# SpaceDG：视觉退化下的空间智能基准测试

- 来源：HuggingFace Daily Papers（社区热门论文）
- 发布时间：2026-05-21 08:00
- AIHOT 分数：69
- AIHOT 链接：https://aihot.virxact.com/items/cmpggte670fbdsljwgfkad0lj
- 原文链接：https://arxiv.org/abs/2605.22536

## AI 摘要

SpaceDG是首个大规模退化感知空间理解数据集，包含约100万个问答对，源自近1000个室内场景。其核心是物理基础的退化合成引擎，能将退化过程嵌入3D高斯泼溅渲染，真实模拟运动模糊、低光等九种退化类型。配套的SpaceDG-Bench基准包含1102个人工验证问题，覆盖11类推理任务。对25个模型的评估揭示，视觉退化会严重损害空间推理能力。
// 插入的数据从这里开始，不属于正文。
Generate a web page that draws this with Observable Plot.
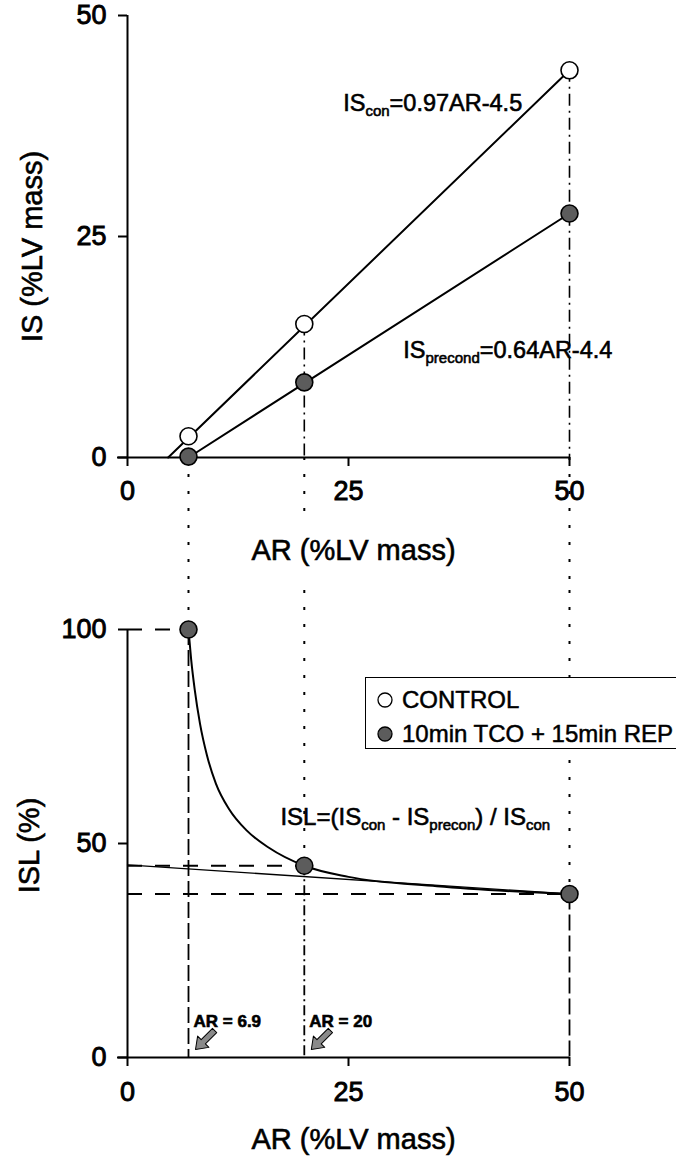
<!DOCTYPE html>
<html><head><meta charset="utf-8">
<script src="https://cdn.jsdelivr.net/npm/d3@7"></script>
<script src="https://cdn.jsdelivr.net/npm/@observablehq/plot@0.6"></script>
<style>
html,body{margin:0;padding:0;background:#fff;overflow:hidden;}
#wrap{position:relative;width:676px;height:1162px;font-family:"Liberation Sans",Arial,sans-serif;}
#wrap svg{display:block;}
#wrap svg text{stroke:#000;stroke-width:0.6px;}
#wrap svg g[aria-label="x-axis tick label"] text,#wrap svg g[aria-label="y-axis tick label"] text{stroke-width:0.9px;}
.legend{position:absolute;left:365px;top:677px;width:340px;height:72px;border:1.6px solid #000;box-sizing:border-box;background:#fff;font-size:24px;-webkit-text-stroke:0.5px #000;}
.legend .row{position:absolute;left:10px;display:flex;align-items:center;white-space:nowrap;}
.legend .row svg{margin-right:8px;}
</style>
</head><body>
<div id="wrap"></div>
<script>
// ---- data ----
const arPoints   = [6.9, 20, 50];          // AR (%LV mass)
const isControl  = [2.4, 15.1, 43.8];      // IS control (%LV mass)
const isPrecond  = [0.1, 8.5, 27.6];       // IS preconditioned (%LV mass)
const controlFitAR = [4.6, 50];
const controlFitIS = [0, 43.8];
const precondFitAR = [6.9, 50];
const precondFitIS = [0, 27.6];
const islPoints  = [100, 44.8, 38.2];      // ISL (%)
const curveAR    = [6.9, 7.2, 7.6, 8.2, 9.0, 10.0, 11.5, 13.5, 16.0, 20, 25, 35, 50];
const curveISL   = [100, 93, 86, 78, 70.5, 64, 58, 53, 49, 44.8, 42.2, 40, 38.2];
const trendAR    = [0, 50];
const trendISL   = [45, 38.2];
const xTicks     = [0, 25, 50];
const isTicks    = [0, 25, 50];
const islTicks   = [0, 50, 100];
const xLabel = "AR (%LV mass)";
const isLabel = "IS (%LV mass)";
const islLabel = "ISL (%)";
const legendLabels = ["CONTROL", "10min TCO + 15min REP"];
const eqTop = [{t: "IS{con}=0.97AR-4.5", x: 24.4, y: 40.0}, {t: "IS{precond}=0.64AR-4.4", x: 31.2, y: 12.1}];
const eqBottom = [{t: "ISL=(IS{con} - IS{precon}) / IS{con}", x: 17.3, y: 56.1}];
const annotAR = [6.9, 20];
const annotLabels = ["AR = 6.9", "AR = 20"];
const annotISL = 8.4;

// ---- layout ----
const W = 676;
const topL = {height: 590, marginTop: 15, marginBottom: 133, marginLeft: 127, marginRight: 107};
const botL = {height: 572, marginTop: 39, marginBottom: 105, marginLeft: 127, marginRight: 107};
const FONT = "'Liberation Sans', Arial, sans-serif";
const style = {fontFamily: FONT, fontSize: "27px", background: "white", overflow: "visible"};
const idx = d3.range(arPoints.length);
const dotsStroke = 1.6;

const fatArrow = {
  draw(ctx, l) {
    const w = 3, hw = 8, hl = 11;
    ctx.moveTo(-w, 0); ctx.lineTo(-w, -l + hl); ctx.lineTo(-hw, -l + hl);
    ctx.lineTo(0, -l); ctx.lineTo(hw, -l + hl); ctx.lineTo(w, -l + hl);
    ctx.lineTo(w, 0); ctx.closePath();
  }
};

const topPlot = Plot.plot({
  width: W, ...topL, style,
  x: {domain: [0, 50]}, y: {domain: [0, 50]},
  marks: [
    Plot.ruleX(idx.filter(i => i !== 1), {x: i => arPoints[i], y1: 0, y2: 0, insetBottom: -topL.marginBottom, strokeDasharray: "3,14", strokeWidth: 2}),
    Plot.ruleX([1], {x: i => arPoints[i], y1: 0, y2: 0, insetBottom: -68, strokeDasharray: "3,14", strokeWidth: 2}),
    Plot.ruleX(idx.slice(1), {x: i => arPoints[i], y1: i => isControl[i], y2: 0, strokeDasharray: "12,5,2,5", strokeWidth: 1.6}),
    Plot.ruleX([0], {y1: 0, y2: 50, strokeWidth: 2}),
    Plot.ruleY([0], {x1: 0, x2: 50, strokeWidth: 2, insetLeft: -10}),
    Plot.axisX({ticks: xTicks, tickSize: 9, tickPadding: 14, label: null, strokeWidth: 2}),
    Plot.axisY({ticks: isTicks, tickSize: 9, tickPadding: 12, label: null, strokeWidth: 2}),
    Plot.line(d3.range(controlFitAR.length), {x: i => controlFitAR[i], y: i => controlFitIS[i], strokeWidth: 2}),
    Plot.line(d3.range(precondFitAR.length), {x: i => precondFitAR[i], y: i => precondFitIS[i], strokeWidth: 2}),
    Plot.dot(idx, {x: i => arPoints[i], y: i => isControl[i], r: 8.5, fill: "white", stroke: "black", strokeWidth: dotsStroke}),
    Plot.dot(idx, {x: i => arPoints[i], y: i => isPrecond[i], r: 8.5, fill: "#5c5c5c", stroke: "black", strokeWidth: dotsStroke}),
    Plot.text(eqTop, {x: "x", y: "y", text: "t", textAnchor: "start", fontSize: 23.5}),
    Plot.text([xLabel], {frameAnchor: "bottom", dx: 5, dy: 102, fontSize: 29, textAnchor: "middle"}),
    Plot.text([isLabel], {frameAnchor: "left", dx: -95, dy: 10, rotate: -90, fontSize: 29, textAnchor: "middle"})
  ]
});

const islTop = 100 + botL.marginTop / ((botL.height - botL.marginTop - botL.marginBottom) / 100);

const botPlot = Plot.plot({
  width: W, ...botL, style,
  x: {domain: [0, 50]}, y: {domain: [0, 100]},
  marks: [
    Plot.ruleX(idx, {x: i => arPoints[i], y1: islTop, y2: i => islPoints[i], strokeDasharray: "3,14", strokeWidth: 2}),
    Plot.ruleY(idx, {y: i => islPoints[i], x1: 0, x2: i => arPoints[i], strokeDasharray: "15,13", strokeWidth: 1.8}),
    Plot.ruleX([0, 2], {x: i => arPoints[i], y1: i => islPoints[i], y2: 0, strokeDasharray: "16,5", strokeWidth: 1.8}),
    Plot.ruleX([1], {x: i => arPoints[i], y1: i => islPoints[i], y2: 0, strokeDasharray: "10,4,2,4", strokeWidth: 1.8}),
    Plot.ruleX([0], {y1: 0, y2: 100, strokeWidth: 2}),
    Plot.ruleY([0], {x1: 0, x2: 50, strokeWidth: 2, insetLeft: -10}),
    Plot.axisX({ticks: xTicks, tickSize: 9, tickPadding: 15, label: null, strokeWidth: 2}),
    Plot.axisY({ticks: islTicks, tickSize: 9, tickPadding: 12, label: null, strokeWidth: 2}),
    Plot.line(d3.range(trendAR.length), {x: i => trendAR[i], y: i => trendISL[i], strokeWidth: 1.3}),
    Plot.line(d3.range(curveAR.length), {x: i => curveAR[i], y: i => curveISL[i], curve: "monotone-x", strokeWidth: 2}),
    Plot.dot(idx, {x: i => arPoints[i], y: i => islPoints[i], r: 8.5, fill: "#5c5c5c", stroke: "black", strokeWidth: dotsStroke}),
    Plot.text(eqBottom, {x: "x", y: "y", text: "t", textAnchor: "start", fontSize: 24}),
    Plot.text(d3.range(annotAR.length), {x: i => annotAR[i], y: annotISL, text: i => annotLabels[i], dx: 5, textAnchor: "start", fontSize: 17, fontWeight: "bold"}),
    Plot.vector(annotAR, {x: d => d, y: 0, length: 27, rotate: 225, anchor: "end", dx: 7, dy: -8, shape: fatArrow, fill: "#8a8a8a", stroke: "black", strokeWidth: 1}),
    Plot.text([xLabel], {frameAnchor: "bottom", dx: 5, dy: 91, fontSize: 29, textAnchor: "middle"}),
    Plot.text([islLabel], {frameAnchor: "left", dx: -98, dy: 2, rotate: -90, fontSize: 29, textAnchor: "middle"})
  ]
});

function applySubscripts(svg) {
  const NS = "http://www.w3.org/2000/svg";
  svg.querySelectorAll("text").forEach(t => {
    const s = t.textContent;
    if (!s.includes("{")) return;
    while (t.firstChild) t.removeChild(t.firstChild);
    let sub = false;
    s.split(/(\{[^}]*\})/).forEach(p => {
      if (!p) return;
      const ts = document.createElementNS(NS, "tspan");
      if (p.startsWith("{")) {
        ts.textContent = p.slice(1, -1);
        ts.setAttribute("font-size", "15");
        ts.setAttribute("dy", "5");
        sub = true;
      } else {
        ts.textContent = p;
        if (sub) { ts.setAttribute("dy", "-5"); sub = false; }
      }
      t.appendChild(ts);
    });
  });
}
applySubscripts(topPlot);
applySubscripts(botPlot);

const wrap = document.getElementById("wrap");
wrap.appendChild(topPlot);
wrap.appendChild(botPlot);

// legend
const leg = document.createElement("div");
leg.className = "legend";
const legFills = ["#fff", "#5c5c5c"];
legendLabels.forEach((lab, i) => {
  const row = document.createElement("div");
  row.className = "row";
  row.style.top = (i === 0 ? 8 : 42) + "px";
  row.innerHTML = `<svg width="18" height="18"><circle cx="9" cy="9" r="7" fill="${legFills[i]}" stroke="#000" stroke-width="1.3"/></svg>`;
  const sp = document.createElement("span");
  sp.textContent = lab;
  row.appendChild(sp);
  leg.appendChild(row);
});
wrap.appendChild(leg);
</script>
</body></html>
研究表明，在SpaceDG上进行微调能显著提升模型在退化场景下的鲁棒性，性能甚至可超越人类，且不影响其在清晰图像上的表现。

## 正文

Multimodal Large Language Models (MLLMs) have made rapid progress in spatial intelligence, yet existing spatial reasoning benchmarks largely assume pristine visual inputs and overlook the degradations that commonly occur in real-world deployment, such as motion blur, low light, adverse weather, lens distortion, and compression artifacts. This raises a fundamental question: how robust is the spatial intelligence of current MLLMs when visual observations are imperfect? To answer this question, we introduce SpaceDG, the first large-scale dataset for degradation-aware spatial understanding. It is constructed with a physically grounded degradation synthesis engine that embeds degradation formation process into 3D Gaussian Splatting (3DGS) rendering, enabling realistic simulation of nine degradation types. The resulting dataset contains approximately 1M QA pairs from nearly 1,000 indoor scenes. We further introduce SpaceDG-Bench, an human-verified benchmark with 1,102 questions spanning 11 reasoning categories and 9 visual degradation types, yielding over 10K VQA instances. Evaluating 25 open- and closed-source MLLMs reveals that visual degradations consistently and substantially impair spatial reasoning, exposing a critical robustness gap. Finally, we show that finetuning on SpaceDG markedly improves degradation robustness and can even surpass human performance under degraded conditions without any performance drop on clean images, highlighting the promise of degradation-aware training for robust spatial intelligence.